The complaint filed by the Arizona AG was on behalf of Arizona, Idaho, Indiana, Nebraska, and South Carolina in their capacity as federal contractors. Texas filed a separate complaint on its behalf and for Louisiana and Mississippi.

According to the Arizona plaintiffs, the Department of Labor acted arbitrarily and capriciously because it lacked authority to issue the regulations under the Procurement Act. The Procurement Act authorizes the president to prescribe policies and directives the president considers necessary to ensure economical and efficient government procurement and administration of government property.

In addition, the suit alleges the DOL acted arbitrarily and capriciously because:

  • It ignored the costs of the increase in the minimum wage and didn’t evaluate the impact of any transfers.
  • Neither the regulations nor the executive order considers or discusses any alternatives to a blanket national $15 minimum wage. In particular, alternative minimum wages—higher or lower—weren’t considered.
  • Neither the regulations nor the EO attempts to conduct a real analysis of whether a blanket $15 minimum wage would accomplish its stated goals of increasing the economy and efficiency of government contractors.

The Texas complaint makes similar allegations.

The plaintiffs want the regulations and the executive order thrown out. However, they don’t want the entire framework for paying federal contractor employees to be tossed. This framework was established in 2014, also by an executive order, and requires nonexempts to be paid a minimum wage higher than $7.25 an hour.

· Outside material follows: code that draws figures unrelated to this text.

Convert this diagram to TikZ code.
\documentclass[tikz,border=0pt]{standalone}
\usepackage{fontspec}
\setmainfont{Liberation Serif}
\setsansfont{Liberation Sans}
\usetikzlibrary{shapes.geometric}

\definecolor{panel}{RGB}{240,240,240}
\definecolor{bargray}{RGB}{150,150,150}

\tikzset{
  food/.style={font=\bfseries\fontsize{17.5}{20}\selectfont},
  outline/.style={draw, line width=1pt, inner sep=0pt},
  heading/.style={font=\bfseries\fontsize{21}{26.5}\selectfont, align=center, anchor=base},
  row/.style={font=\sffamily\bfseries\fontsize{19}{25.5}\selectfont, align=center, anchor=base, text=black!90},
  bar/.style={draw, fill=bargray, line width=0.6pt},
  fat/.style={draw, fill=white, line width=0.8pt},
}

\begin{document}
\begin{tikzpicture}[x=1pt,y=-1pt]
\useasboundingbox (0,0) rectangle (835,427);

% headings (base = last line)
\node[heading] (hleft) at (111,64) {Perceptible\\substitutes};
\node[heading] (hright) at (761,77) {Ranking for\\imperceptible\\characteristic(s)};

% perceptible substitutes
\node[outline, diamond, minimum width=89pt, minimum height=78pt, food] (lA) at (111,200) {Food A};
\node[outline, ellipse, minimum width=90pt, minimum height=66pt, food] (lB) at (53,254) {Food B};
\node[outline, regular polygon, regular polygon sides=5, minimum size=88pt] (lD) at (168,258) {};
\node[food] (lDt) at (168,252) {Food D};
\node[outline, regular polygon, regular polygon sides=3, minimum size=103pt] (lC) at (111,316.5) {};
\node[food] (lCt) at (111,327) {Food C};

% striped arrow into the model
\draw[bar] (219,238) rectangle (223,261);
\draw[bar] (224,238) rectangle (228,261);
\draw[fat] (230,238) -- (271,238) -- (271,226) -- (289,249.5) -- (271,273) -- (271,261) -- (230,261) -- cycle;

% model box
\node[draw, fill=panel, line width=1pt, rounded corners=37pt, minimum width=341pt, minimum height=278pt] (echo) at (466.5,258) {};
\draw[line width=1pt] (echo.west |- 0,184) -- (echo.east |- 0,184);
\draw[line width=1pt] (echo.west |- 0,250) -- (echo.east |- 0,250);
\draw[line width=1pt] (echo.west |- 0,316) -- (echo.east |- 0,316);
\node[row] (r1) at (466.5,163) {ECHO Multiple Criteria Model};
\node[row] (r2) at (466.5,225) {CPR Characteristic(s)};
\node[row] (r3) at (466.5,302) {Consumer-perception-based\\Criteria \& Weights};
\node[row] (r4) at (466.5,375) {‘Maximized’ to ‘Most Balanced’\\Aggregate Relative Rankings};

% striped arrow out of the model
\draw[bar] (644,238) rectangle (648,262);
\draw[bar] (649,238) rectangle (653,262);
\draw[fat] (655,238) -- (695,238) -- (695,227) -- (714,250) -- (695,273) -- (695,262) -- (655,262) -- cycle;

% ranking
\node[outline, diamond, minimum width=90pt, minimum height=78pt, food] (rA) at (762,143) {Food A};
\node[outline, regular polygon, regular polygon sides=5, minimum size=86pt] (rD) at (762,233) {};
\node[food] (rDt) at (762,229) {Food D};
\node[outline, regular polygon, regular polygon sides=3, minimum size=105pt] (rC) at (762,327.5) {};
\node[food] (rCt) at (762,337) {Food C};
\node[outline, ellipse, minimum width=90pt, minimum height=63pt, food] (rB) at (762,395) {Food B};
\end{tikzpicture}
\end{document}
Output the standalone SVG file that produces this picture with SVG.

The DOL has yet to file an answer. As part of its answer, the DOL will likely cite the administrative steps it took before it published the final regulations to show it didn’t act arbitrarily and capriciously—the regulations were proposed, comments were collected, and then considered in formulating the final regulations.

We aren’t making predictions about the outcome of these lawsuits. We’re still smarting from having read article after article predicting OSHA’s shot mandate was a shoe-in.